I’ll aim for lots of water today, along with bushels of vegetables, fruit, some cottage cheese for breakfast and an egg white omelet for lunch. I’ve looked online at the Keaton’s menu and know I want to save fat grams for their mac ‘n’ cheese or banana pudding. I’m learning to eat vinegar-y “barbecue” slaw and to skip the mayonnaise-based alternative when eating out. I’ll enjoy my barbecued chicken with as little  skin and sauce as possible, savoring the moist, seasoned dark meat for itself.

The recipe’s a secret — really, the owners wouldn’t share with Roadfood or The Splendid Table. If you want, you can go to their website (link above) and order some for yourself. While ordering, you’ll listen to Ray Charles singing “America the Beautiful,” one of those non-food pleasures that brighten the corners where we are.

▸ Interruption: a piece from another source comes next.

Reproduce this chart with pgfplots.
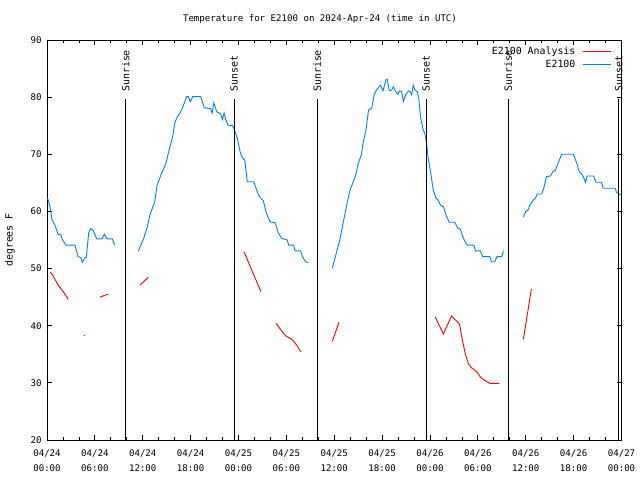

And, of course, note to self: The reason for eating out is the sociability of the occasion, not the piggability. I think I can, I think I can…….

 

No fair!

In only 4 days, I got hornswoggled twice by restaurant salads. You’d think I’d have learned the first time when a signature chopped salad amounted to hundreds more calories and fat grams than I figured.

But, nooooooo. Last night He Who Must Be Obeyed and I had a early light supper, meeting halfway between where I’d been working all day and where he was going to work at night. I won’t name the restaurant, but  it’s a national chain with fruit in the name. And they’ve currently got a big advertising push going on TV for their under 500-calorie meals.

So I see a half portion of their grilled chicken salad on the menu with that same piece of fruit next to it. Silly me, I figured the fruit meant it was healthy! Big fat hah! Emphasis on the ‘fat.’

That half salad, I discovered when I put it into my Livestrong.com daily plate has 682 calories and 42 fat grams, not to mention 1340 grams of sodium. How do you do that to a salad?

It was tasty. Nice, fresh romaine lettuce, a bit of grilled chicken and some almond slices I could have read through. The dressing must be made from rendered hog fat, that’s all I can figure. (If you order it without dressing, the calorie count drops to 320 and the fat gram tally, to only 17.)

But I could have eaten a rare, lean steak for less fat, calories and sodium. In fact, I’m headed to the kitchen now to toss about 4 ounces of poached chicken breast with some lovely buttercrunch from the garden and one tablespoon of Ken’s Steakhouse Lite Balsamic Vinaigrette. I expect the calorie count to be about one-third of last night’s.

So, here’s my point, national chains of restaurants. If you can’t make the nutritional content of your recipes as easy to access as McDonald’s where it’s on the back of every paper placemat, don’t count on my business. I need to know calories, fat grams and sodium content. I know you know it and I know you’re not helping the obesity epidemic with diet boobytraps in what should be healthy entrees.

Some municipalities have discussed trying to legislate salt content in restaurant offerings. I don’t care if some things are high in sodium, just let us know which. And, P.S., I dropped another pound this morning (27 so far) so maybe that hog fat has some other beneficial properties!